The conclusion of the present study is that a very simple individual-based model with fluctuating external conditions is able to reproduce in a simple but robust way the emergence of scale-free vegetation patterns. The exponents associated with the concomitant power-law distributions are non-universal and density dependent, in agreement with what empirically observed.

From the theoretical-ecology perspective, this conclusion does not imply that other mechanisms, such as plant–plant interactions or plant-water feedbacks are not important to explain vegetation patterns in general, but confirms that temporal variability is a key player to explain the emergence of scale-free vegetation patterns in semiarid environments.
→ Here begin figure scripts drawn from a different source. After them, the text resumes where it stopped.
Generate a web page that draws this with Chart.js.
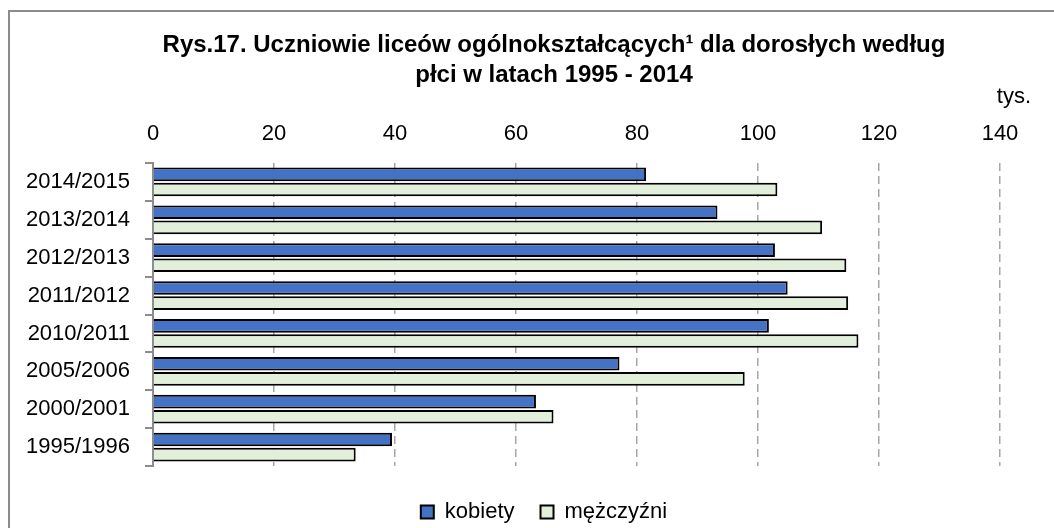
<!DOCTYPE html>
<html>
<head>
<meta charset="utf-8">
<script src="https://cdn.jsdelivr.net/npm/chart.js@4"></script>
<style>
  html,body{margin:0;padding:0;background:#fff;}
  #wrap{position:relative;width:1054px;height:528px;overflow:hidden;}
  #frame{position:absolute;left:8px;top:10px;width:1100px;height:600px;border-left:2px solid #8c8c8c;border-top:2px solid #8c8c8c;}
  #c{position:absolute;left:0;top:0;}
</style>
</head>
<body>
<div id="wrap">
  <div id="frame"></div>
  <canvas id="c" width="1054" height="528"></canvas>
</div>
<script>
// years from top to bottom as in the picture
const years = ['2014/2015','2013/2014','2012/2013','2011/2012','2010/2011','2005/2006','2000/2001','1995/1996'];
const kobiety = [81.5, 93.3, 102.8, 104.9, 101.8, 77.1, 63.3, 39.5];
const mezczyzni = [103.2, 110.6, 114.6, 114.9, 116.6, 97.8, 66.2, 33.5];
const xTicks = [0, 20, 40, 60, 80, 100, 120, 140];
const titleLines = ['Rys.17. Uczniowie liceów ogólnokształcących¹ dla dorosłych według', 'płci w latach 1995 - 2014'];

const fontReg = "'Liberation Sans', Arial, sans-serif";

// title + unit label "tys."
const headText = {
  id:'headText',
  afterLayout(chart){
    // legend sits a bit right of the middle in the original
    chart.legend.left += 38;
    chart.legend.right += 38;
  },
  afterDraw(chart){
    const ctx = chart.ctx;
    ctx.save();
    ctx.fillStyle = '#000';
    ctx.textBaseline = 'middle';
    ctx.textAlign = 'center';
    ctx.font = 'bold 24px ' + fontReg;
    ctx.fillText(titleLines[0], 554, 45);
    ctx.fillText(titleLines[1], 554, 75);
    ctx.font = '22px ' + fontReg;
    ctx.textAlign = 'right';
    ctx.fillText('tys.', 1031, 97);
    ctx.restore();
  }
};

new Chart(document.getElementById('c'),{
  type:'bar',
  data:{
    labels:years,
    datasets:[
      {label:'kobiety', data:kobiety, backgroundColor:'#4472C4', borderColor:'#000', borderWidth:2},
      {label:'mężczyźni', data:mezczyzni, backgroundColor:'#E2EFDA', borderColor:'#000', borderWidth:2}
    ]
  },
  options:{
    indexAxis:'y',
    responsive:false,
    animation:false,
    categoryPercentage:0.8,
    barPercentage:0.9,
    layout:{padding:{left:12, right:54, top:103, bottom:-5}},
    plugins:{
      legend:{
        position:'bottom',
        title:{display:true, text:'', font:{size:5}, padding:{top:3, bottom:0}},
        labels:{
          font:{family:fontReg, size:22},
          color:'#000',
          boxWidth:13, boxHeight:13,
          padding:26,
          useBorderRadius:false
        }
      },
      tooltip:{enabled:false}
    },
    scales:{
      x:{
        position:'top',
        min:0, max:140,
        afterBuildTicks(scale){ scale.ticks = xTicks.map(v=>({value:v})); },
        ticks:{font:{family:fontReg, size:22}, color:'#000', padding:16},
        grid:{color:'#a6a6a6', lineWidth:1.5, drawTicks:false},
        border:{display:false, dash:[8,5]},
        afterFit(scale){ scale.height = 60; }
      },
      y:{
        ticks:{font:{family:fontReg, size:22}, color:'#000', padding:15},
        grid:{drawOnChartArea:false, offset:true, tickLength:8, color:'#8c8c8c', lineWidth:2},
        border:{color:'#8c8c8c', width:2},
        afterFit(scale){ scale.width = 141; }
      }
    }
  },
  plugins:[headText]
});
</script>
</body>
</html>
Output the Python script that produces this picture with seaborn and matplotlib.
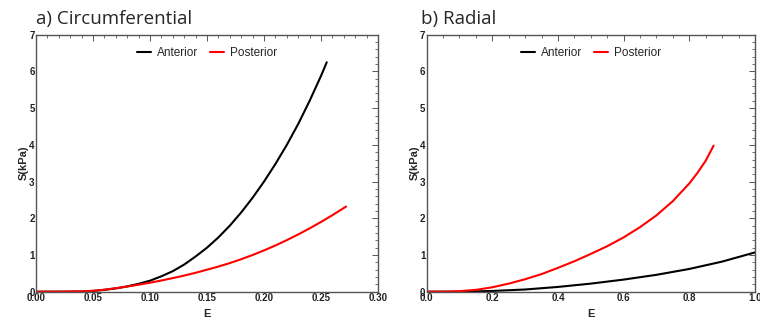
import pandas as pd
import numpy as np
import matplotlib
matplotlib.use("Agg")
import matplotlib.pyplot as plt
import seaborn as sns
from matplotlib.ticker import MultipleLocator

# a) circumferential
circE_ant = [0.00, 0.02, 0.04, 0.05, 0.06, 0.07, 0.08, 0.09, 0.10, 0.11, 0.12, 0.13,
             0.14, 0.15, 0.16, 0.17, 0.18, 0.19, 0.20, 0.21, 0.22, 0.23, 0.24, 0.25, 0.255]
circS_ant = [0.00, 0.00, 0.005, 0.02, 0.05, 0.09, 0.145, 0.215, 0.30, 0.42, 0.56, 0.74,
             0.96, 1.20, 1.48, 1.80, 2.16, 2.56, 3.00, 3.48, 4.00, 4.57, 5.20, 5.88, 6.25]
circE_post = [0.00, 0.02, 0.04, 0.05, 0.06, 0.07, 0.08, 0.09, 0.10, 0.11, 0.12, 0.13,
              0.14, 0.15, 0.16, 0.17, 0.18, 0.19, 0.20, 0.21, 0.22, 0.23, 0.24, 0.25, 0.26, 0.272]
circS_post = [0.00, 0.002, 0.01, 0.025, 0.055, 0.095, 0.14, 0.19, 0.245, 0.305, 0.37, 0.44,
              0.515, 0.60, 0.685, 0.78, 0.885, 1.00, 1.125, 1.26, 1.405, 1.56, 1.725, 1.90, 2.085, 2.32]

# b) radial
radE_ant = [0.0, 0.1, 0.2, 0.3, 0.4, 0.5, 0.6, 0.7, 0.8, 0.9, 1.0]
radS_ant = [0.00, 0.00, 0.02, 0.06, 0.13, 0.22, 0.33, 0.46, 0.62, 0.82, 1.07]
radE_post = [0.0, 0.05, 0.1, 0.15, 0.2, 0.25, 0.3, 0.35, 0.4, 0.45, 0.5, 0.55, 0.6,
             0.65, 0.7, 0.75, 0.8, 0.825, 0.85, 0.874]
radS_post = [0.00, 0.002, 0.015, 0.05, 0.12, 0.22, 0.34, 0.48, 0.65, 0.83, 1.03, 1.24, 1.48,
             1.76, 2.08, 2.47, 2.95, 3.24, 3.57, 3.98]

groups = ["Anterior", "Posterior"]
colors = {"Anterior": "black", "Posterior": "red"}

dfCirc = pd.concat([pd.DataFrame({"E": circE_ant, "S": circS_ant, "grp": "Anterior"}),
                    pd.DataFrame({"E": circE_post, "S": circS_post, "grp": "Posterior"})],
                   ignore_index=True)
dfRad = pd.concat([pd.DataFrame({"E": radE_ant, "S": radS_ant, "grp": "Anterior"}),
                   pd.DataFrame({"E": radE_post, "S": radS_post, "grp": "Posterior"})],
                  ignore_index=True)

sns.set_style("white")
plt.rcParams['font.family'] = ['Liberation Sans', 'DejaVu Sans']

fig = plt.figure(figsize=(7.6, 3.24), dpi=100)
axA = fig.add_axes([0.0474, 0.0997, 0.45, 0.793])
axB = fig.add_axes([0.5614, 0.0997, 0.4320, 0.793])

frameCol = '#555555'
for ax, df, xmax, xmaj, xmin_, fmt in [(axA, dfCirc, 0.30, 0.05, 0.01, '%.2f'),
                                       (axB, dfRad, 1.0, 0.2, 0.05, '%.1f')]:
    sns.lineplot(data=df, x="E", y="S", hue="grp", hue_order=groups, palette=colors,
                 ax=ax, linewidth=1.5, sort=False, estimator=None)
    ax.set_xlim(0, xmax)
    ax.set_ylim(0, 7)
    ax.xaxis.set_major_locator(MultipleLocator(xmaj))
    ax.xaxis.set_minor_locator(MultipleLocator(xmin_))
    ax.yaxis.set_major_locator(MultipleLocator(1))
    ax.yaxis.set_minor_locator(MultipleLocator(0.2))
    ax.xaxis.set_major_formatter(matplotlib.ticker.FormatStrFormatter(fmt))
    ax.tick_params(which='both', direction='in', top=True, right=True, colors=frameCol,
                   labelcolor='#222222', labelsize=7, pad=1)
    ax.tick_params(which='major', length=4, width=0.7)
    ax.tick_params(which='minor', length=2, width=0.6)
    for lab in ax.get_xticklabels() + ax.get_yticklabels():
        lab.set_fontweight('bold')
    for s in ax.spines.values():
        s.set_color(frameCol)
        s.set_linewidth(1.0)
    ax.set_xlabel('E', fontweight='bold', fontsize=8, labelpad=4)
    ax.set_ylabel('S(kPa)', fontweight='bold', fontsize=8, labelpad=0)
    ax.legend(loc='upper center', bbox_to_anchor=(0.5, 0.995), ncol=2, frameon=False,
              fontsize=8.5, handlelength=1.2, columnspacing=1.0, handletextpad=0.5)

fig.text(0.047, 0.925, 'a) Circumferential', fontsize=13.5, family=['Open Sans', 'DejaVu Sans'])
fig.text(0.554, 0.925, 'b) Radial', fontsize=13.5, family=['Open Sans', 'DejaVu Sans'])

plt.savefig('out.png', dpi=100)
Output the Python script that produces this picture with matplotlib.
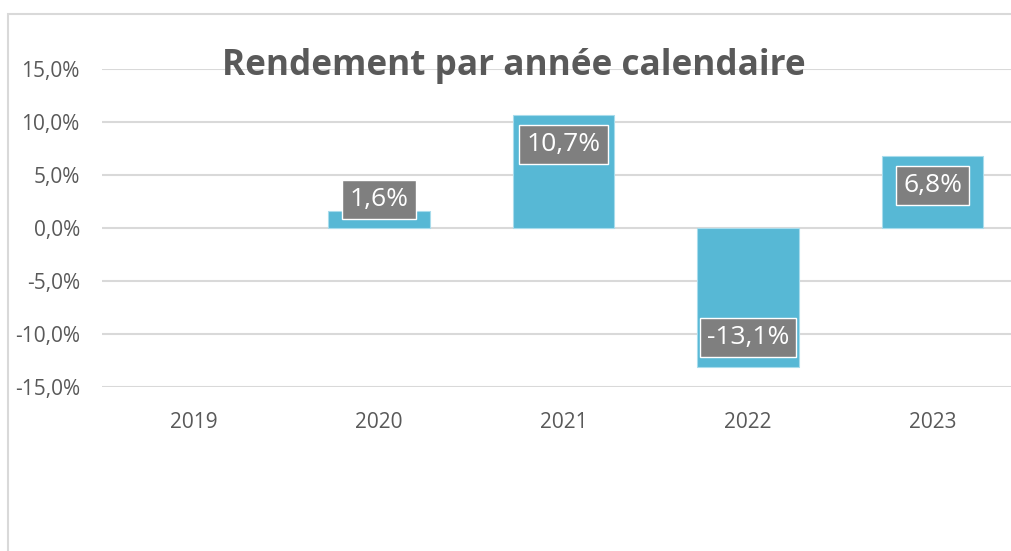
import matplotlib.pyplot as plt
from matplotlib.patches import Rectangle

years = ["2019", "2020", "2021", "2022", "2023"]
returns = [None, 1.6, 10.7, -13.1, 6.8]
yticks = [-15, -10, -5, 0, 5, 10, 15]

W, H = 1011, 551
plt.rcParams['font.family'] = ['Open Sans', 'DejaVu Sans']

fig = plt.figure(figsize=(W / 100, H / 100), dpi=100)

# outer chart frame (cropped on the right and bottom)
fig.patches.append(Rectangle((8 / W, -0.2), 1.2, 1.2 - 14 / H, transform=fig.transFigure,
                             fill=False, edgecolor="#D9D9D9", linewidth=1.5))

# axes extends past the right edge, like the cropped reference
ax = fig.add_axes([102 / W, 1 - 387 / H, 923 / W, 318 / H])

xs = list(range(len(years)))
bx = [x for x, v in zip(xs, returns) if v is not None]
bv = [v for v in returns if v is not None]
ax.bar(bx, bv, width=0.55, color="#57B8D5", edgecolor="#A8DCEC", linewidth=0.8, zorder=3)

# data labels, inside end of each bar
for x, v in zip(bx, bv):
    if v >= 0:
        y = max(v - 2.8, 2.7)
    else:
        y = v + 2.8
    ax.text(x, y, f"{v:.1f}%".replace(".", ","), ha="center", va="center",
            fontsize=19, color="white", zorder=5,
            bbox=dict(boxstyle="square,pad=0.27", facecolor="#7F7F7F", edgecolor="white", linewidth=1))

ax.set_xlim(-0.5, len(years) - 0.5)
ax.set_ylim(-15, 15)
ax.set_yticks(yticks)
ax.set_yticklabels([f"{t:.1f}%".replace(".", ",") for t in yticks])
ax.set_xticks(xs)
ax.set_xticklabels(years)
ax.tick_params(axis="y", length=0, pad=16, labelsize=15, labelcolor="#595959")
ax.tick_params(axis="x", length=0, pad=18, labelsize=15, labelcolor="#595959")
ax.grid(axis="y", color="#D9D9D9", linewidth=1.5, zorder=0)
ax.set_axisbelow(True)
for s in ax.spines.values():
    s.set_visible(False)

fig.text(514 / W, 1 - 75 / H, "Rendement par année calendaire", ha="center", va="baseline",
         fontsize=25.3, fontweight="bold", color="#595959")

fig.savefig("out.png", dpi=100)
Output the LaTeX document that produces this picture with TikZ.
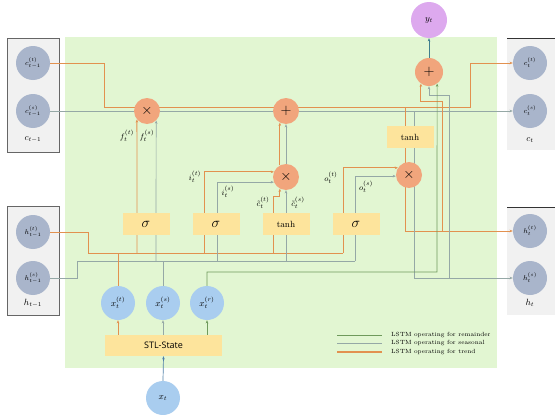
\documentclass[tikz,border=0pt]{standalone}
\usepackage{fontspec}
\newfontfamily\stlfont{Open Sans}
\usetikzlibrary{arrows.meta}
\definecolor{bgG}{HTML}{E2F6D2}
\definecolor{trend}{HTML}{E2914F}
\definecolor{seas}{HTML}{95A8A6}
\definecolor{rem}{HTML}{6F9A5C}
\definecolor{greyC}{HTML}{A9B5CB}
\definecolor{blueC}{HTML}{A9CDEF}
\definecolor{opC}{HTML}{F1A57C}
\definecolor{purC}{HTML}{DDA9EE}
\definecolor{gateC}{HTML}{FDE49C}
\definecolor{boxC}{HTML}{F1F1F1}
\definecolor{blueL}{HTML}{4F7FA8}
\definecolor{tealL}{HTML}{3F7E8E}
\pgfdeclarelayer{bg}\pgfdeclarelayer{ln}\pgfsetlayers{bg,ln,main}
\begin{document}
\begin{tikzpicture}[x=1pt,y=-1pt,
  gc/.style={circle,fill=greyC,minimum size=34pt,inner sep=0pt,font=\scriptsize},
  bc/.style={circle,fill=blueC,minimum size=34pt,inner sep=0pt,font=\small},
  op/.style={circle,fill=opC,minimum size=26pt,inner sep=0pt,font=\Large},
  gate/.style={fill=gateC,minimum width=47pt,minimum height=22pt,inner sep=0pt},
  tl/.style={trend,line width=0.8pt},
  sl/.style={seas,line width=0.7pt},
  rl/.style={rem,line width=0.7pt},
  arr/.style={-{Stealth[length=3.2pt,width=2.6pt]}},
  lab/.style={font=\footnotesize,inner sep=0pt},
  leg/.style={font=\fontsize{6}{7}\selectfont,anchor=west,inner sep=0pt}]
\useasboundingbox (0,0) rectangle (555,415);
\begin{pgfonlayer}{bg}
\fill[bgG] (65,37) rectangle (497,368);
\filldraw[fill=boxC,draw=gray!80!black,line width=0.6pt] (7,38) rectangle (59,152);
\filldraw[fill=boxC,draw=gray!80!black,line width=0.6pt] (7,206) rectangle (59,315);
\fill[boxC] (507,38) rectangle (560,150);
\fill[boxC] (507,207) rectangle (560,315);
\draw[gray!40!black,line width=0.8pt] (507,38) -- (560,38);
\draw[gray!40!black,line width=0.8pt] (507,207) -- (560,207);
\end{pgfonlayer}
% left state circles
\node[gc] (cL1) at (33,63) {$c^{(t)}_{t-1}$};
\node[gc] (cL2) at (33,111) {$c^{(s)}_{t-1}$};
\node[font=\small] (cLl) at (33,139) {$c_{t-1}$};
\node[gc] (hL1) at (33,232) {$h^{(t)}_{t-1}$};
\node[gc] (hL2) at (33,278) {$h^{(s)}_{t-1}$};
\node[font=\small] (hLl) at (33,303) {$h_{t-1}$};
% right state circles
\node[gc] (cR1) at (530,63) {$c^{(t)}_{t}$};
\node[gc] (cR2) at (530,111) {$c^{(s)}_{t}$};
\node[font=\small] (cRl) at (530,140) {$c_{t}$};
\node[gc] (hR1) at (530,231) {$h^{(t)}_{t}$};
\node[gc] (hR2) at (530,278) {$h^{(s)}_{t}$};
\node[font=\small] (hRl) at (530,303) {$h_{t}$};
% operators
\node[op] (timesF) at (147,111) {$\times$};
\node[op] (plusC) at (286,111) {$+$};
\node[op] (timesI) at (286,177) {$\times$};
\node[op] (timesO) at (409,175) {$\times$};
\node[gate,font=\small] (tanhC) at (410,137) {tanh};
\node[op,minimum size=28pt] (plusY) at (429,72) {$+$};
\node[circle,fill=purC,minimum size=36pt,inner sep=0pt,font=\small] (yt) at (429,20) {$y_t$};
% gates
\node[gate,font=\Large] (g1) at (146,224) {$\sigma$};
\node[gate,font=\Large] (g2) at (216,224) {$\sigma$};
\node[gate,font=\small] (g3) at (286,224) {tanh};
\node[gate,font=\Large] (g4) at (356,224) {$\sigma$};
% inputs
\node[bc] (xt) at (118,303) {$x^{(t)}_t$};
\node[bc] (xs) at (163,303) {$x^{(s)}_t$};
\node[bc] (xr) at (207,303) {$x^{(r)}_t$};
\node[fill=gateC,minimum width=117pt,minimum height=21pt,inner sep=0pt,font=\stlfont\fontsize{9}{10}\selectfont] (stl) at (163.5,345.5) {STL-State};
\node[circle,fill=blueC,minimum size=34pt,inner sep=0pt,font=\small] (x) at (163,398) {$x_t$};
% labels
\node[lab] (lf1) at (127,136) {$f^{(t)}_t$};
\node[lab] (lf2) at (147,136) {$f^{(s)}_t$};
\node[lab] (li1) at (195,177) {$i^{(t)}_t$};
\node[lab] (li2) at (228,192) {$i^{(s)}_t$};
\node[lab] (lc1) at (263,203) {$\tilde c^{(t)}_t$};
\node[lab] (lc2) at (298,203) {$\tilde c^{(s)}_t$};
\node[lab] (lo1) at (331,178) {$o^{(t)}_t$};
\node[lab] (lo2) at (366,187) {$o^{(s)}_t$};
% legend
\coordinate (l1a) at (337,335); \coordinate (l1b) at (382,335);
\coordinate (l2a) at (337,343); \coordinate (l2b) at (382,343);
\coordinate (l3a) at (337,352); \coordinate (l3b) at (382,352);
\draw[rem,line width=0.8pt] (l1a) -- (l1b);
\draw[seas,line width=0.8pt] (l2a) -- (l2b);
\draw[trend,line width=1.2pt] (l3a) -- (l3b);
\node[leg] (t1) at (391,335) {LSTM operating for remainder};
\node[leg] (t2) at (391,343) {LSTM operating for seasonal};
\node[leg] (t3) at (391,352) {LSTM operating for trend};
\begin{pgfonlayer}{ln}
% cell state lines
\draw[tl,arr] (cL1.east) -- (104,63) -- (104,107) -- (470,107) -- (470,63) -- (cR1.west);
\draw[sl,arr] (cL2.east) -- (cR2.west);
% to tanh / output
\draw[tl,arr] (405,107) -- (405,231) -- (hR1.west);
\draw[sl,arr] (414,111) -- (414,278) -- (hR2.west);
\draw[tl,arr] (442,231) -- (442,101) -| (plusY.235);
\draw[sl,arr] (449,278) -- (449,95) -| (plusY.south);
\draw[rl,arr] (xr.north) |- (437,272) -- (plusY.305);
% hidden state lines
\draw[tl] (hL1.east) -- (88,232) -- (88,253) -- (343,253);
\draw[sl] (hL2.east) -- (77,278) -- (77,261) -- (355,261);
\draw[tl] (xt.north) -- (118,253);
\draw[sl] (xs.north) -- (163,261);
% forget gate
\draw[tl,arr] (137,253) -- (timesF.220);
\draw[sl,arr] (156,261) -- (timesF.314);
% input gate
\draw[tl,arr] (204,253) |- (timesI.157);
\draw[sl,arr] (217,261) |- (timesI.203);
% candidate
\draw[tl,arr] (273,253) -- (273,196) -| (timesI.242);
\draw[sl,arr] (286,261) -- (timesI.south);
\draw[tl,arr] (timesI.118) -- (plusC.242);
\draw[sl,arr] (timesI.north) -- (plusC.south);
% output gate
\draw[tl,arr] (343,253) |- (timesO.147);
\draw[sl,arr] (355,261) |- (timesO.185);
% STL
\draw[tl,arr] (stl.north -| xt) -- (xt.south);
\draw[sl,arr] (stl.north -| xs) -- (xs.south);
\draw[rl,arr] (stl.north -| xr) -- (xr.south);
\draw[blueL,line width=0.7pt,arr] (x.north) -- (stl.south);
\draw[tealL,line width=0.7pt,arr] (plusY.north) -- (yt.south);
\end{pgfonlayer}
\end{tikzpicture}
\end{document}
From a theoretical-physics perspective, a new type of percolation transition has been uncovered here. It is our hope that this works stimulates further analyses of its scaling properties and helps to develop new applications to real-world phenomena.

We acknowledge the Spanish Ministry and Agencia Estatal de investigación (AEI) through grant FIS2017-84256-P (European Regional Development Fund), as well as the Consejería de Conocimiento, Investigación y Universidad, Junta de Andalucía and ERDF, Ref. A-FQM-175-UGR18 and SOMM17/6105/UGR and for financial support. We thank Juan A Bonachela, Paolo Moretti, Victor Buendía, Guillermo Barrios, Johannnes Zierenberg, and Pablo Villegas for a critical reading of the manuscript as well as for very useful comments.

We fit cluster-size distributions P(s)—both averaged over different realizations and times and for individual snapshots—as power-laws P(s) = Cs^τ within an optimal interval [s_min, s_max]. For each combination of the set of parameters τ, C, s_min, s_max, we obtained the normalized log-likelihood assuming Poissonian counts ln  L = (1/N)∑_i[s_i  ln  P(s_i) − P(s_i) + ln(s_i!)], where N is the number of non-zero cluster sizes in a given range of s [52, 70, 71]. We then selected the parameter sets that maximizes the normalized log-likelihood in each case. To avoid overfitting, we discard fits whose optimal range [s_min, s_max] includes less than a fixed number of points: for averaged distributions P(s) (figure 4) this range is fixed to 25 points, while for snapshots (figure 7) we considered intervals of more than 10 points. Also, to ensure a fitting interval [s_min, s_max] within the asymptotic region [53] of averaged distributions, we limited s_min to be large enough as to overcome crossovers at small-size clusters. In all cases, we compared the quality of power-law fits with the corresponding one for exponential ones, P(s) = Ce^−cs, within the obtained interval [s_min, s_max].